>> Start Information shown

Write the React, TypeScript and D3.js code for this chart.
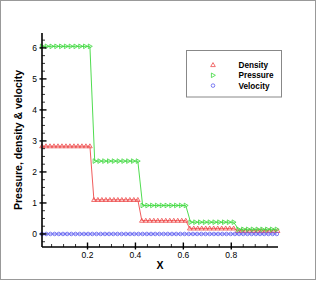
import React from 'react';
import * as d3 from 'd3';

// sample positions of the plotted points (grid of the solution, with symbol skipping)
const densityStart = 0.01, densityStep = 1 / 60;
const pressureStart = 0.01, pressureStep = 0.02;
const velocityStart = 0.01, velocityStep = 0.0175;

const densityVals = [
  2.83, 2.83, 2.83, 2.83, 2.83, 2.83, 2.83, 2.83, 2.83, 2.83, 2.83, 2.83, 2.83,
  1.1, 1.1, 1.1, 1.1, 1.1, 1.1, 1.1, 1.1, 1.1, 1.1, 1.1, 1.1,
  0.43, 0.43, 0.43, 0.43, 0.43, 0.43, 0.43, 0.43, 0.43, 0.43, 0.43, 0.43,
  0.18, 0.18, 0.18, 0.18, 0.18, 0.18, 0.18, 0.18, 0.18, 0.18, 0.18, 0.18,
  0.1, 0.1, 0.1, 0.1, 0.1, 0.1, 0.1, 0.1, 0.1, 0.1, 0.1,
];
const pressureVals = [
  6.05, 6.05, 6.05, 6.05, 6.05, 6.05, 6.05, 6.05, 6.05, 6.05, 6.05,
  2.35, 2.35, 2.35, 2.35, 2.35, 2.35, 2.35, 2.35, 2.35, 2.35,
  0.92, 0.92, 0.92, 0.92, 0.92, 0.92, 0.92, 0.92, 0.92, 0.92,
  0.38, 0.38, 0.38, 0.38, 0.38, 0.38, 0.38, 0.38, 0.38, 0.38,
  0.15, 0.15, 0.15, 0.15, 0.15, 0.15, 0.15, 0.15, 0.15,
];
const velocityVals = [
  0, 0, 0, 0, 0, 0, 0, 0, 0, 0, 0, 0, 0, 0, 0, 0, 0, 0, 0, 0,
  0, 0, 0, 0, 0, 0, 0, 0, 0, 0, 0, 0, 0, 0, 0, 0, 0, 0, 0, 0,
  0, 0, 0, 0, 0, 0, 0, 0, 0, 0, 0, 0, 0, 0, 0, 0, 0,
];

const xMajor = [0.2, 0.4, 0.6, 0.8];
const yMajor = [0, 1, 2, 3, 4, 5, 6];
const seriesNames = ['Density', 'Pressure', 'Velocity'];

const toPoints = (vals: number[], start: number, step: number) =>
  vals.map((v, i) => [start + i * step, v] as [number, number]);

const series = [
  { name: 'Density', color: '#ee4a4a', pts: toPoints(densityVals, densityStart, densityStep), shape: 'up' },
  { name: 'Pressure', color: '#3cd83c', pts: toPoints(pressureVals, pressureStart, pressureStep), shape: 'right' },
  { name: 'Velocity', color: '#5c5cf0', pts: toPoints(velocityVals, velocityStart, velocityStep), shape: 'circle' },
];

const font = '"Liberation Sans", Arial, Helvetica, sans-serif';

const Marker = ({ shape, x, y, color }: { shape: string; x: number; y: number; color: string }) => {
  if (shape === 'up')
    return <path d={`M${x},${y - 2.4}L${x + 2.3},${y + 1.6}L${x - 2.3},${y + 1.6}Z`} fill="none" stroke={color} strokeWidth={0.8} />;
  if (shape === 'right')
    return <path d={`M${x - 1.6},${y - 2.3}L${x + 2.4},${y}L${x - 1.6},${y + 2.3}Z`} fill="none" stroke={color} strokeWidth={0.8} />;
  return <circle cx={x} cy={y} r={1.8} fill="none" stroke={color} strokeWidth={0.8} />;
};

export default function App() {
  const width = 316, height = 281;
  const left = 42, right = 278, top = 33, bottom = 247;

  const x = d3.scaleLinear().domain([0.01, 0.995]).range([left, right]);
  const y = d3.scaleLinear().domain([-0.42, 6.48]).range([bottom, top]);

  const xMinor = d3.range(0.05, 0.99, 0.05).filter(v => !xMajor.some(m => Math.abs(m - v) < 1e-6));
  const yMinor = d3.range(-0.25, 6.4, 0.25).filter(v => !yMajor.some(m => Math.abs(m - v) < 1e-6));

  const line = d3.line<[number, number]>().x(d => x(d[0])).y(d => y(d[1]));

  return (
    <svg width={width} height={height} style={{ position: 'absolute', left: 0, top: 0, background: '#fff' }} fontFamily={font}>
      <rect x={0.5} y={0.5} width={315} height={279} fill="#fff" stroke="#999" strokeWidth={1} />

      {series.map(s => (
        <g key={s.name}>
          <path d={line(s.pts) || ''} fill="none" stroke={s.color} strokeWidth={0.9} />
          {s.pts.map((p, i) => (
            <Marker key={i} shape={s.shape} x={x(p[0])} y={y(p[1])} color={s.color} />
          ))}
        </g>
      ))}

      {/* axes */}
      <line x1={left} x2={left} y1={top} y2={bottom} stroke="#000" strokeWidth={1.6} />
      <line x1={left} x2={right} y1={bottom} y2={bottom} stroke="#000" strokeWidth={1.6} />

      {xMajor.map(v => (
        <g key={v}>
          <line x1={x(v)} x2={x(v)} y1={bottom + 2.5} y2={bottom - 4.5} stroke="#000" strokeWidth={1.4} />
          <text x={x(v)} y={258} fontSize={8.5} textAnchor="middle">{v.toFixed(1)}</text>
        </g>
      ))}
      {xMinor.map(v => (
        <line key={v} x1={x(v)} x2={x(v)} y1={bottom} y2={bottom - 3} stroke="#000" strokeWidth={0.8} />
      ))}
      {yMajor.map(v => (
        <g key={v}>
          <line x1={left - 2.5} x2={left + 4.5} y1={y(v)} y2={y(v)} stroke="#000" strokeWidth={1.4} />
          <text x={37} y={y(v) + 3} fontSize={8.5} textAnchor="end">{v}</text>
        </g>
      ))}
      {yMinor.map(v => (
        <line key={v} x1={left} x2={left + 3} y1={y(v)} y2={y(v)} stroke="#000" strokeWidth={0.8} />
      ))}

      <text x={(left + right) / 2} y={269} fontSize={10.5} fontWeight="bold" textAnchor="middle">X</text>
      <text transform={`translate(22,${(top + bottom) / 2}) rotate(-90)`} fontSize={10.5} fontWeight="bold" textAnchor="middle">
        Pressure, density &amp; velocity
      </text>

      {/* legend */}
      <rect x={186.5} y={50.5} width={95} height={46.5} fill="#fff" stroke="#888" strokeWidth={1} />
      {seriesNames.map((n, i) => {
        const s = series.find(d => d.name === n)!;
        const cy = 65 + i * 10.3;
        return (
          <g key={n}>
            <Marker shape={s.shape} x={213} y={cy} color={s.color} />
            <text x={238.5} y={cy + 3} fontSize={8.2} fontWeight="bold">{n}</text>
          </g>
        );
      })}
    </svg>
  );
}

>> End Information shown

* Exercise brief *
Starting at the first line of the material, output exactly the lines up to and including the one with "const seriesNames = ['Density', 'Pressure', 'Velocity'];". Do not include the pictures.

* Finished exercise *
Write the React, TypeScript and D3.js code for this chart.
import React from 'react';
import * as d3 from 'd3';

// sample positions of the plotted points (grid of the solution, with symbol skipping)
const densityStart = 0.01, densityStep = 1 / 60;
const pressureStart = 0.01, pressureStep = 0.02;
const velocityStart = 0.01, velocityStep = 0.0175;

const densityVals = [
  2.83, 2.83, 2.83, 2.83, 2.83, 2.83, 2.83, 2.83, 2.83, 2.83, 2.83, 2.83, 2.83,
  1.1, 1.1, 1.1, 1.1, 1.1, 1.1, 1.1, 1.1, 1.1, 1.1, 1.1, 1.1,
  0.43, 0.43, 0.43, 0.43, 0.43, 0.43, 0.43, 0.43, 0.43, 0.43, 0.43, 0.43,
  0.18, 0.18, 0.18, 0.18, 0.18, 0.18, 0.18, 0.18, 0.18, 0.18, 0.18, 0.18,
  0.1, 0.1, 0.1, 0.1, 0.1, 0.1, 0.1, 0.1, 0.1, 0.1, 0.1,
];
const pressureVals = [
  6.05, 6.05, 6.05, 6.05, 6.05, 6.05, 6.05, 6.05, 6.05, 6.05, 6.05,
  2.35, 2.35, 2.35, 2.35, 2.35, 2.35, 2.35, 2.35, 2.35, 2.35,
  0.92, 0.92, 0.92, 0.92, 0.92, 0.92, 0.92, 0.92, 0.92, 0.92,
  0.38, 0.38, 0.38, 0.38, 0.38, 0.38, 0.38, 0.38, 0.38, 0.38,
  0.15, 0.15, 0.15, 0.15, 0.15, 0.15, 0.15, 0.15, 0.15,
];
const velocityVals = [
  0, 0, 0, 0, 0, 0, 0, 0, 0, 0, 0, 0, 0, 0, 0, 0, 0, 0, 0, 0,
  0, 0, 0, 0, 0, 0, 0, 0, 0, 0, 0, 0, 0, 0, 0, 0, 0, 0, 0, 0,
  0, 0, 0, 0, 0, 0, 0, 0, 0, 0, 0, 0, 0, 0, 0, 0, 0,
];

const xMajor = [0.2, 0.4, 0.6, 0.8];
const yMajor = [0, 1, 2, 3, 4, 5, 6];
const seriesNames = ['Density', 'Pressure', 'Velocity'];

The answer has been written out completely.